Wysoka rozdzielczość
Czy, kiedy zupa jest mdła, wylewasz ją do zlewu i gotujesz nową? Czy raczej dosypujesz szczyptę soli, pieprzu lub innej przyprawy, aż potrawa nabierze odpowiedniego smaku?
Czy, gdy jedziesz na wczasy do Sopotu i klucząc po Trójmieście, znienacka lądujesz w porcie zamiast na obwodnicy prowadzącej do kurortu, wracasz do domu i rozpoczynasz całą podróż od nowa? Czy raczej pytasz „tubylca”: „Którędy do Sopotu?” i, podążając za jego wskazówkami, docierasz do celu lub korzystasz z pomocy kolejnej życzliwej duszy?
Czy płynąc żaglówką, korygujesz kurs delikatnymi ruchami steru, czy wyskakujesz za burtę i płyniesz wpław do brzegu, gdy tylko dziób twojej łódki zwróci się w niewłaściwym kierunku?
Zastanów się, czy powszechnie podejmowane i często kończące się spektakularnymi katastrofami postanowienia noworoczne nie są właśnie takim wylewaniem zupy, wracaniem do punktu wyjścia i wyskakiwaniem z łódki.
A co ma do tego rozdzielczość?
Nie będę ukrywał, że jestem przeciwnikiem postanowień noworocznych. Z dwóch powodów:
Po pierwsze: nie widzę żadnego logicznego uzasadnienia dla pomysłu, że tylko pierwszego stycznia można coś zmienić w swoim życiu. To bzdura! Każdy z ponad trzystu pięćdziesięciu pozostałych dni jest równie dobry.
Po drugie: historia uczy, że rewolucje burzące stary porządek wcale nie gwarantują zaprowadzenia nowego ładu. Często ich wynikiem jest dezorientacja i anarchia. A przecież postanowienie noworoczne są zazwyczaj bezkompromisowo rewolucyjne.
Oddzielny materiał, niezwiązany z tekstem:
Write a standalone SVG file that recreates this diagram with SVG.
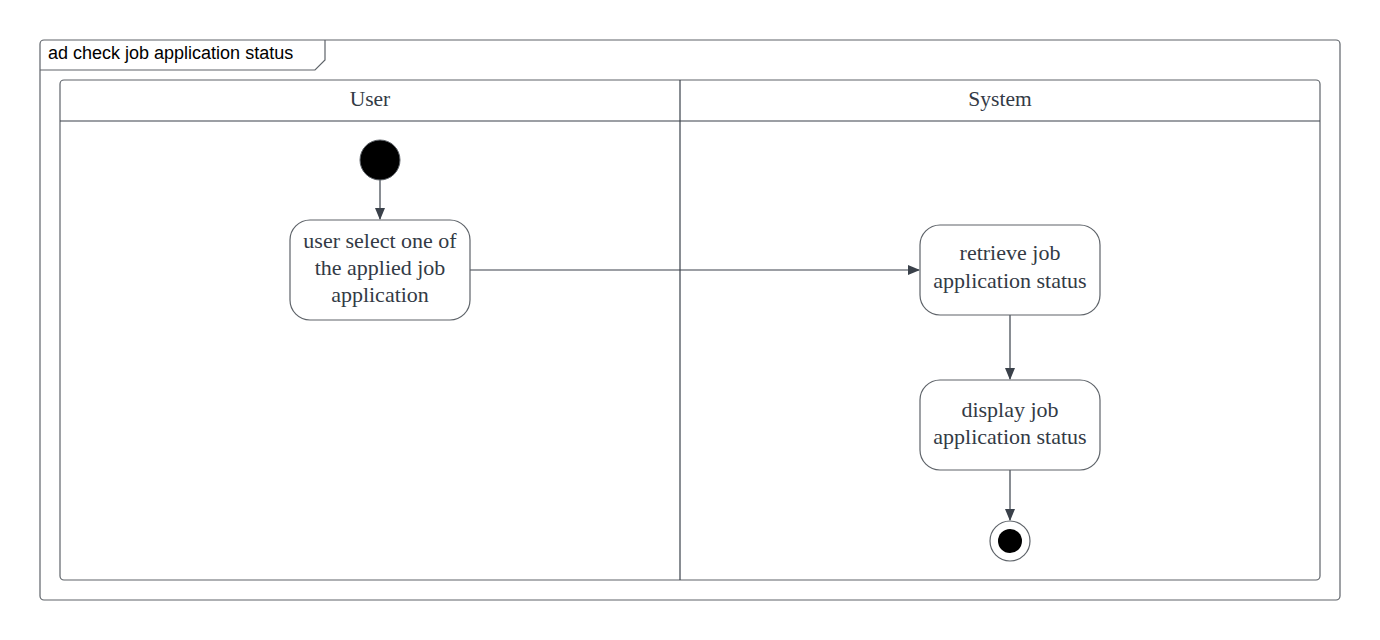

W związku z tym wykorzystując wieloznaczność angielskiego słowa „resolution” („postanowienie” lub „rozdzielczość”) wymyśliłem na swoje potrzeby następujące hasło:
My resolution for the New Year is high resolution!
czyli
Moim postanowieniem noworocznym jest wysoka rozdzielczość!
Jak to rozumiem?
Otóż moja wysoka rozdzielczość polega na tym, że uważnie przypatruję się obrazowi mojego życia i wyławiam szczegóły, które nie pasują do całej układanki. W razie potrzeby sięgam po lupę i przyglądam się pikselom (czyli kolorowym punktom) tworzącym tę mozaikę. A potem wymyślam sposób, jak sprawić, żeby dany element nabrał barwy, która uczyni całość bliższą moim pragnieniom.
Na przykład: gdy uważam, że zbyt dużo ważę, przyglądam się temu, co i jak często jem oraz ile czasu poświęcam na ruch, a ile na siedzenie przy komputerze lub przed telewizorem. A potem, zamiast podejmować dramatyczne wyzwanie „do wakacji muszę zrzucić 15 kilogramów”, wprowadzam drobne korekty modyfikujące moją dietę i zwiększające aktywność fizyczną. I tak, piksel po pikselu przekształcam obrzydliwy bohomaz w godne podziwu arcydzieło.
Metodę tę sprawdziłem osobiście na ludziach — to znaczy na sobie — i uzyskałem eksperymentalne potwierdzenie, że działa znakomicie. Spróbuj więc i ty!
Wysoką rozdzielczość możesz stosować bez konsultacji z lekarzem lub farmaceutą bez obawy przedawkowania.